- Education: Yale University (BA) University of California, Berkeley (MA, PhD) Georgetown University Law Center (JD)
- Occupations: Professor, author
- Employer: Georgetown University
- Title: Professor of Government Professor of Law Director of the Prisons and Justice Initiative
- Website: www.marcmhoward.com

= Marc Morjé Howard =

American legal academic and author

Marc Morjé Howard is Professor of Government and Law at Georgetown University. Howard is a noted author and a leading supporter of criminal justice and prison reform.

==Early life and career==

Howard grew up in Port Jefferson, New York, the son of a French librarian mother and American philosopher father. As a child, Howard spent summers in Normandy with his grandparents and is a native speaker of both English and French.
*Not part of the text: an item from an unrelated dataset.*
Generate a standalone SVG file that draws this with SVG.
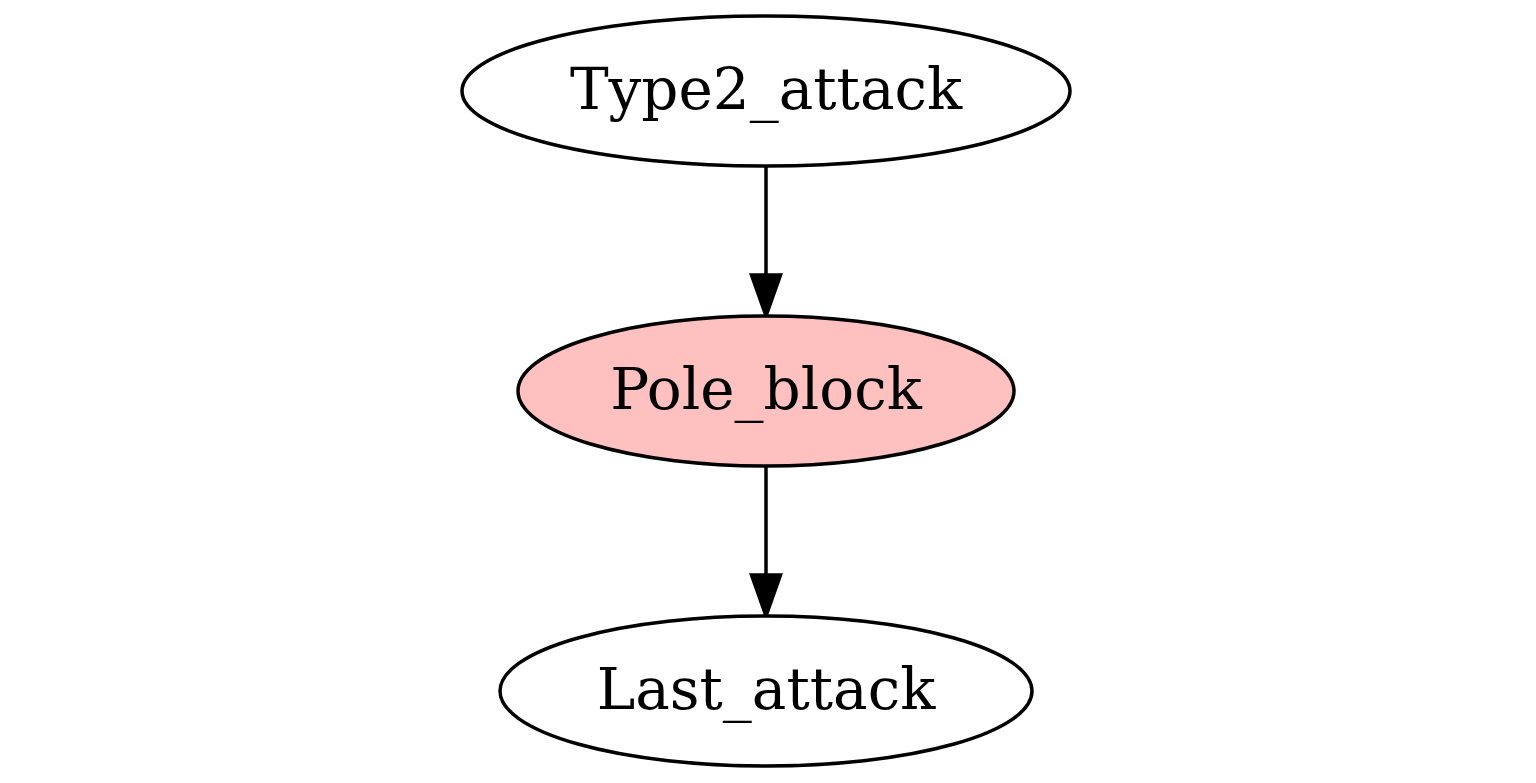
<svg xmlns="http://www.w3.org/2000/svg" width="1536" height="783" viewBox="0 0 1536 783">
<style>
.node ellipse{stroke:#000;stroke-width:3.5}
.node text{font-family:"DejaVu Serif","Liberation Serif",serif;font-size:58px;text-anchor:middle;fill:#000}
.edge line{stroke:#000;stroke-width:3.5}
.edge polygon{fill:#000;stroke:#000;stroke-width:3.5}
</style>
<rect width="1536" height="783" fill="#fff"/>
<g id="edges">
<g class="edge" id="e1"><line x1="766" y1="166" x2="766" y2="275"/><polygon points="751.5,275 780.5,275 766,316"/></g>
<g class="edge" id="e2"><line x1="766" y1="466" x2="766" y2="575"/><polygon points="751.5,575 780.5,575 766,616"/></g>
</g>
<g class="node" id="Type2_attack"><ellipse cx="766" cy="91" rx="304" ry="75" fill="#fff"/><text x="766" y="109">Type2_attack</text></g>
<g class="node" id="Pole_block"><ellipse cx="766" cy="391" rx="248" ry="75" fill="#ffc0c0"/><text x="766" y="409">Pole_block</text></g>
<g class="node" id="Last_attack"><ellipse cx="766" cy="691" rx="266" ry="75" fill="#fff"/><text x="766" y="709">Last_attack</text></g>
</svg>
In 1993, Howard graduated from Yale University with a B.A. in Ethics, Politics, and Economics. He received two degrees in political science from the University of California, Berkeley, an M.A. in 1995 and a Ph.D. in 1999. While a student, he lived and researched in Germany for several years and in Russia for nearly one year, and he is fluent in German and Russian. Howard briefly taught at the University of California, Santa Cruz and at the University of Maryland, College Park from 2000 to 2003.
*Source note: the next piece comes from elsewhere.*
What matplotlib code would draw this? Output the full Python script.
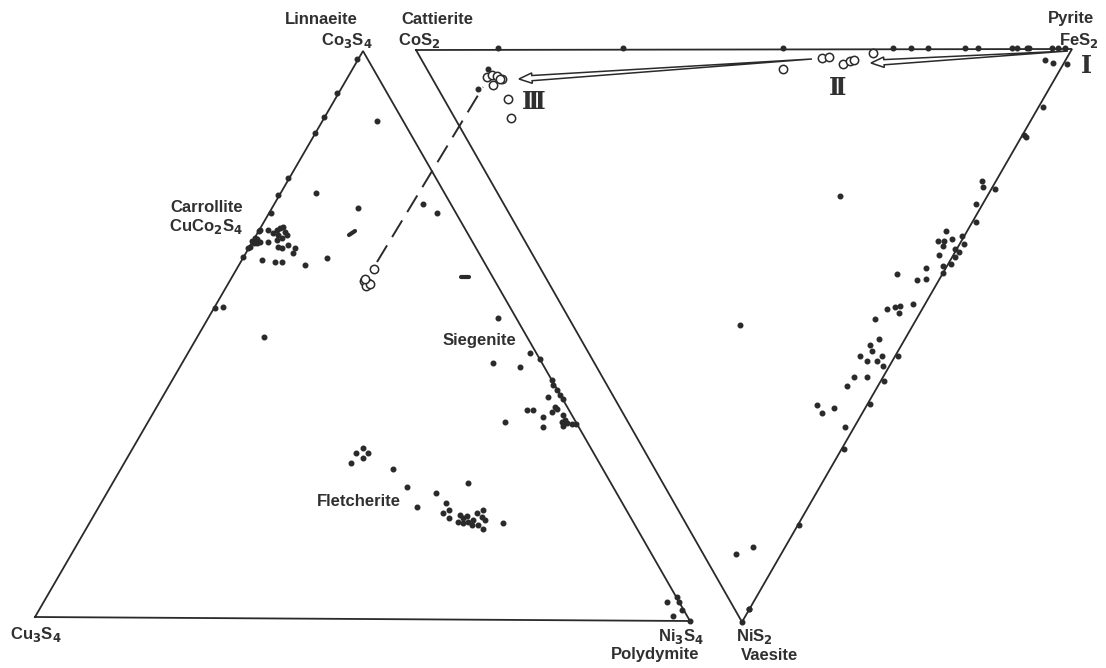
import matplotlib
matplotlib.use("Agg")
import matplotlib.pyplot as plt
from matplotlib.patches import Polygon
import numpy as np

# ---- diagram frame (drawing units: x to the right, y downward) ----
left_tri = {"Cu3S4": (35, 617), "Co3S4": (363, 51), "Ni3S4": (690, 621)}
right_tri = {"CoS2": (416, 50), "FeS2": (1072, 49), "NiS2": (742, 622)}

# ---- analyses: filled dots ----
dots_x = [
    # top join CoS2-FeS2
    498, 623, 783, 893, 911, 928, 965, 978, 1012, 1017, 1027, 1029, 1052, 1058, 1065,
    1045, 1053, 1067, 1043, 1024, 1026,
    # FeS2-NiS2 series
    840, 982, 983, 995, 976, 976, 946, 938, 944, 952, 962, 943, 964, 955, 959, 939, 955,
    951, 943, 926, 943, 897, 917, 926, 887, 895, 900, 899, 913, 875, 879, 870,
    872, 860, 867, 877, 882, 883, 898, 854, 867, 884, 847, 870, 817, 834, 822, 845,
    844, 799, 736, 753, 749, 740,
    # Co3S4-Cu3S4 join and carrollite field
    357, 337, 324, 315, 288, 278, 271, 259, 377, 316, 358, 423, 437,
    252, 255, 257, 260, 257, 254, 250, 260, 268, 273, 277, 280, 283, 285, 278, 282,
    287, 277, 268, 278, 282, 288, 295, 293, 262, 275, 282, 305, 327, 243, 248,
    223, 215, 264,
    # siegenite field
    530, 540, 493, 520, 552, 553, 557, 560, 548, 563, 527, 533, 555, 557, 552, 543,
    563, 505, 543, 562, 563, 567, 572, 576, 565, 498,
    # fletcherite field
    351, 356, 363, 368, 363, 393, 407, 436, 468, 417, 446, 449, 443, 449, 460, 463,
    467, 458, 468, 473, 477, 483, 482, 485, 478, 483, 472, 463, 503,
    # near polydymite / vaesite
    667, 677, 679, 682, 673, 690, 749, 742,
    # near III
    488, 478,
]
dots_y = [
    48, 48, 48, 48, 48, 48, 48, 48, 48, 48, 48, 48, 48, 48, 48,
    60, 63, 64, 107, 135, 137,
    196, 181, 187, 189, 204, 222, 231, 241, 241, 239, 236, 246, 244, 249, 252, 255, 257,
    264, 266, 268, 273, 274, 280, 279, 309, 307, 306, 313, 304, 319, 339, 345,
    351, 356, 361, 361, 356, 366, 356, 377, 377, 381, 386, 404, 405, 408, 413, 427,
    449, 525, 554, 547, 609, 325,
    59, 93, 117, 133, 178, 195, 213, 231, 121, 193, 208, 204, 213,
    241, 238, 239, 242, 243, 243, 247, 230, 230, 233, 230, 228, 227, 232, 235, 238,
    235, 240, 242, 247, 248, 245, 248, 253, 260, 262, 262, 265, 258, 257, 248,
    307, 308, 337,
    353, 359, 363, 367, 380, 385, 390, 395, 397, 399, 410, 410, 407, 409, 412, 417,
    415, 422, 427, 422, 426, 423, 424, 424, 420, 318,
    463, 453, 448, 453, 458, 469, 487, 493, 483, 507, 503, 510, 513, 518, 515, 518,
    516, 522, 522, 520, 513, 510, 517, 520, 525, 529, 525, 523, 523,
    602, 597, 602, 610, 616, 621, 609, 622,
    69, 89,
]

# ---- open circles: zones I-III ----
circ_x = [822, 829, 843, 850, 854, 873, 783,
          487, 492, 497, 502, 493, 500, 508, 511,
          364, 368, 366, 370, 365, 374]
circ_y = [58, 57, 64, 61, 60, 53, 69,
          77, 75, 76, 79, 85, 79, 99, 118,
          281, 283, 286, 284, 279, 269]

# ---- short bar marks ----
bars = [((349, 235), (355, 231)), ((461, 277), (469, 277))]

# ---- trend arrows (tail, tip) and connecting dashed trace ----
arrow_II = ((1068, 51), (871, 63))
arrow_III = ((812, 59), (519, 79))
trace = ((377, 262), (483, 87))

# ---- labels ----
labels = [
    ("Linnaeite", 321, 19), (r"Co$_\mathbf{3}$S$_\mathbf{4}$", 347, 40),
    ("Cattierite", 437, 19), (r"CoS$_\mathbf{2}$", 419, 40),
    ("Pyrite", 1071, 19), (r"FeS$_\mathbf{2}$", 1079, 40),
    ("Carrollite", 207, 207), (r"CuCo$_\mathbf{2}$S$_\mathbf{4}$", 206, 226),
    ("Siegenite", 479, 341), ("Fletcherite", 359, 502),
    (r"Cu$_\mathbf{3}$S$_\mathbf{4}$", 36, 634),
    (r"Ni$_\mathbf{3}$S$_\mathbf{4}$", 681, 636), ("Polydymite", 655, 655),
    (r"NiS$_\mathbf{2}$", 754, 636), ("Vaesite", 770, 655),
]
numerals = [("Ⅰ", 1086, 66), ("Ⅱ", 838, 88), ("Ⅲ", 534, 102)]

INK = "#2a2a2a"

fig = plt.figure(figsize=(11.06, 6.68), dpi=100)
ax = fig.add_axes([0, 0, 1, 1])
ax.set_xlim(0, 1106)
ax.set_ylim(668, 0)
ax.axis("off")

for tri in (left_tri, right_tri):
    pts = list(tri.values())
    xs = [p[0] for p in pts] + [pts[0][0]]
    ys = [p[1] for p in pts] + [pts[0][1]]
    ax.plot(xs, ys, color=INK, lw=1.3, solid_joinstyle="miter", zorder=1)

(tx0, ty0), (tx1, ty1) = trace
ax.plot([tx0, tx1], [ty0, ty1], color=INK, lw=1.4, dashes=(10, 5), zorder=1)

for (x0, y0), (x1, y1) in bars:
    ax.plot([x0, x1], [y0, y1], color=INK, lw=3.0, solid_capstyle="round", zorder=3)

ax.plot(dots_x, dots_y, "o", ms=3.3, color=INK, mec=INK, zorder=3)
ax.plot(circ_x, circ_y, "o", ms=6.0, mfc="white", mec=INK, mew=1.1, zorder=4)


def hollow_arrow(tail, tip, shaft=2.6, head=5.2, head_len=13):
    t = np.array(tail, float)
    p = np.array(tip, float)
    d = p - t
    d /= np.hypot(*d)
    n = np.array([-d[1], d[0]])
    base = p - d * head_len
    shape = [t, base + n * shaft, base + n * head, p,
             base - n * head, base - n * shaft]
    ax.add_patch(Polygon(shape, closed=True, fc="white", ec=INK, lw=1.1, zorder=5))


hollow_arrow(*arrow_II)
hollow_arrow(*arrow_III)

for txt, x, y in labels:
    ax.text(x, y, txt, ha="center", va="center", fontsize=12, fontweight="bold",
            color="#303030", family=["Liberation Sans", "DejaVu Sans"])

for txt, x, y in numerals:
    ax.text(x, y, txt, ha="center", va="center", fontsize=17, fontweight="bold",
            color="#303030", family=["DejaVu Serif", "DejaVu Sans"])

fig.savefig("out.png", dpi=100, facecolor="white")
Since 2003, Howard has been a professor in Georgetown's Department of Government. He received a J.D. in 2012 and a courtesy appointment as Professor of Law in 2014 from the Georgetown University Law Center. In 2016, Howard founded the Georgetown University Prisons and Justice Initiative (PJI), which brings together scholars, practitioners, and students to study the problem of mass incarceration.

He is the author of the book, The Weakness of Civil Society in Post-Communist Europe. He also wrote The Politics of Citizenship in Europe, in 2009. Howard is also the author of the book Unusually Cruel: Prisons, Punishment, and the Real American Exceptionalism, which was published by Oxford University Press in 2017.

==Prison reform work==

Howard is a prominent supporter of criminal justice and prison reform in the United States. He became involved in prison reform through the case of his high school classmate, Marty Tankleff. In 1988, at age 17, Tankleff falsely confessed and was convicted of murdering his parents. Howard visited Tankleff in 2004 and began helping him win his release. In 2007, after 17 years in prison, Tankleff was exonerated and released when an appellate court overturned his conviction.

Howard started teaching a course called "Prisons and Punishment" at Georgetown in 2011. The course featured a tour of the Jessup Correctional Institution, a maximum-security prison in Maryland, as well as a meeting and conversation with a group of "lifers" at Jessup. In 2014, Howard began teaching a full course to inmates at Jessup as part of the JCI Scholars Program.

== Publications ==
- The Weakness of Civil Society in Post-Communist Europe. Cambridge University Press, 2003.
- World Order After Leninism. University of Washington Press, 2006 (co-edited with Vladimir Tismaneanu and Rudra Sil).
- The Politics of Citizenship in Europe. Cambridge University Press, 2009.
- Unusually Cruel: Prisons, Punishment, and the Real American Exceptionalism. Oxford University Press, 2017 (forthcoming).